Sir Wilfrid Laurier: I stand corrected. There are so many colonels in this country that I had forgotten one. I am blessed with a pretty good memory, but there is a limit even to counting, and I do not know whether the ex-minister himself knows how many honorary colonels he has appointed. But let that pass.
(Debates, 18 June 1917, 2400)
Pierre Édouard Blondin was Conservative MP for Champlain and prominent French-Canadian minister in the Borden Cabinet. He was born on 14 December 1874 in St-François du Lac, Quebec. First elected to parliament in 1908, he became Minster of Revenue in 1914 and Secretary of State in 1915 before being appointed Postmaster General.
Brigadier General W. A. Griesbach, D.S.O.
49th (Edmonton Regiment) Battalion
I had an idea at one time, that after the war over half of the Canadian parliament would be men who had served in the war. I had an idea that it would be hardly possible for a man to be elected to parliament who had not served his country in the war on active service.

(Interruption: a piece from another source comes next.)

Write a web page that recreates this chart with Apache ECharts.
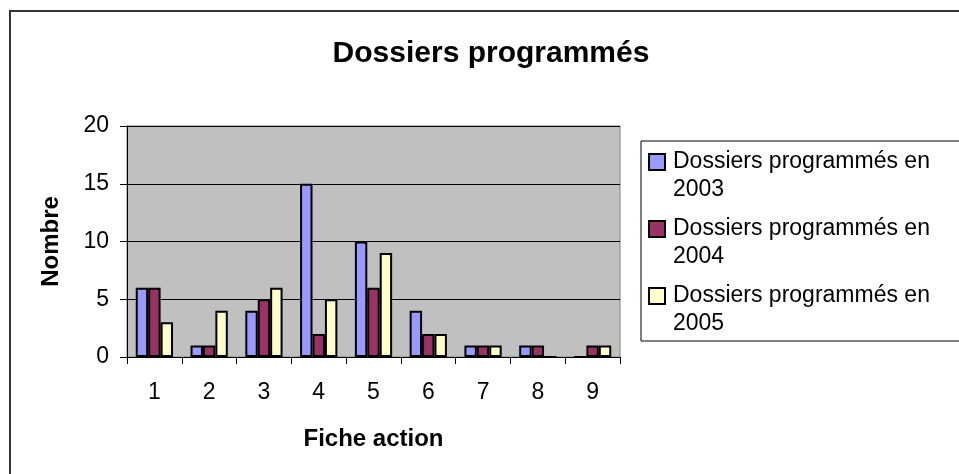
<!DOCTYPE html>
<html>
<head>
<meta charset="utf-8">
<script src="https://cdn.jsdelivr.net/npm/echarts@6/dist/echarts.min.js"></script>
<style>
  html, body { margin: 0; padding: 0; background: #fff; }
  #chart { width: 959px; height: 474px; }
</style>
</head>
<body>
<div id="chart"></div>
<script>
const categories = ['1', '2', '3', '4', '5', '6', '7', '8', '9'];
const seriesNames = ['Dossiers programmés en 2003', 'Dossiers programmés en 2004', 'Dossiers programmés en 2005'];
const values2003 = [6, 1, 4, 15, 10, 4, 1, 1, 0];
const values2004 = [6, 1, 5, 2, 6, 2, 1, 1, 1];
const values2005 = [3, 4, 6, 5, 9, 2, 1, 0, 1];
const colors = ['#9999FF', '#993366', '#FFFFCC'];

const font = '"Liberation Sans", Arial, sans-serif';
const chart = echarts.init(document.getElementById('chart'));

// square sitting on the first line of a two-line legend label
const legendIcon = 'path://M0,0L16,0L16,16L0,16ZM19,44';

chart.setOption({
  animation: false,
  backgroundColor: '#fff',
  textStyle: { fontFamily: font },
  title: {
    text: 'Dossiers programmés',
    left: 491,
    top: 39,
    padding: 0,
    textAlign: 'center',
    textStyle: { fontFamily: font, fontSize: 30, fontWeight: 'bold', color: '#000' }
  },
  graphic: [
    { type: 'rect', shape: { x: 10, y: 11, width: 1000, height: 500 }, style: { fill: 'none', stroke: '#333', lineWidth: 2 }, z: -1 },
    { type: 'rect', shape: { x: 641, y: 141, width: 400, height: 200 }, style: { fill: '#fff', stroke: '#000', lineWidth: 1 }, z: -1 }
  ],
  legend: {
    orient: 'vertical',
    left: 648,
    top: 148,
    padding: 0,
    itemGap: 11,
    itemWidth: 19,
    itemHeight: 44,
    icon: legendIcon,
    data: seriesNames,
    formatter: name => name.replace(' en ', ' en\n'),
    itemStyle: { borderColor: '#000', borderWidth: 2 },
    textStyle: { fontFamily: font, fontSize: 23, color: '#000', lineHeight: 28 }
  },
  grid: {
    left: 127, top: 126, width: 493, height: 231,
    show: true, backgroundColor: '#C0C0C0', borderColor: '#808080', borderWidth: 1
  },
  xAxis: {
    type: 'category',
    data: categories,
    name: 'Fiche action',
    nameLocation: 'middle',
    nameGap: 70,
    nameTextStyle: { fontFamily: font, fontSize: 24, fontWeight: 'bold', color: '#000' },
    axisLine: { lineStyle: { color: '#000', width: 1 } },
    axisTick: { show: true, length: 7, lineStyle: { color: '#000' } },
    axisLabel: { margin: 24, fontFamily: font, fontSize: 23, color: '#000' }
  },
  yAxis: {
    type: 'value',
    min: 0, max: 20, interval: 5,
    name: 'Nombre',
    nameLocation: 'middle',
    nameGap: 64,
    nameTextStyle: { fontFamily: font, fontSize: 24, fontWeight: 'bold', color: '#000' },
    axisLine: { show: true, lineStyle: { color: '#000', width: 1 } },
    axisTick: { show: true, length: 7, lineStyle: { color: '#000' } },
    axisLabel: { margin: 18, fontFamily: font, fontSize: 23, color: '#000' },
    splitLine: { lineStyle: { color: '#000', width: 1 } }
  },
  series: [values2003, values2004, values2005].map((vals, i) => ({
    name: seriesNames[i],
    type: 'bar',
    data: vals,
    barGap: '0%',
    barCategoryGap: '32%',
    itemStyle: { color: colors[i], borderColor: '#000', borderWidth: 2 }
  }))
});
</script>
</body>
</html>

Yet in the present parliament we have in the commons some nine men out of 235—no I beg pardon, 234, for one is a woman—who have served overseas.
(Griesbach speech, Ottawa Citizen, 3 May 1923, 3)
William Antrobus Griesbach was an Edmonton barrister, Conservative political figure and member of the 19th Alberta Dragoons. He was born in Fort Qu’Appelle, North-West Territories on 3 January 1878. A veteran of the Boer War, he was authorized to raise the 49th Battalion In January 1915. By October 1915, Griesbach and his Edmonton volunteers had deployed to France as part of the 7th Infantry Brigade in the 3rd Canadian Division.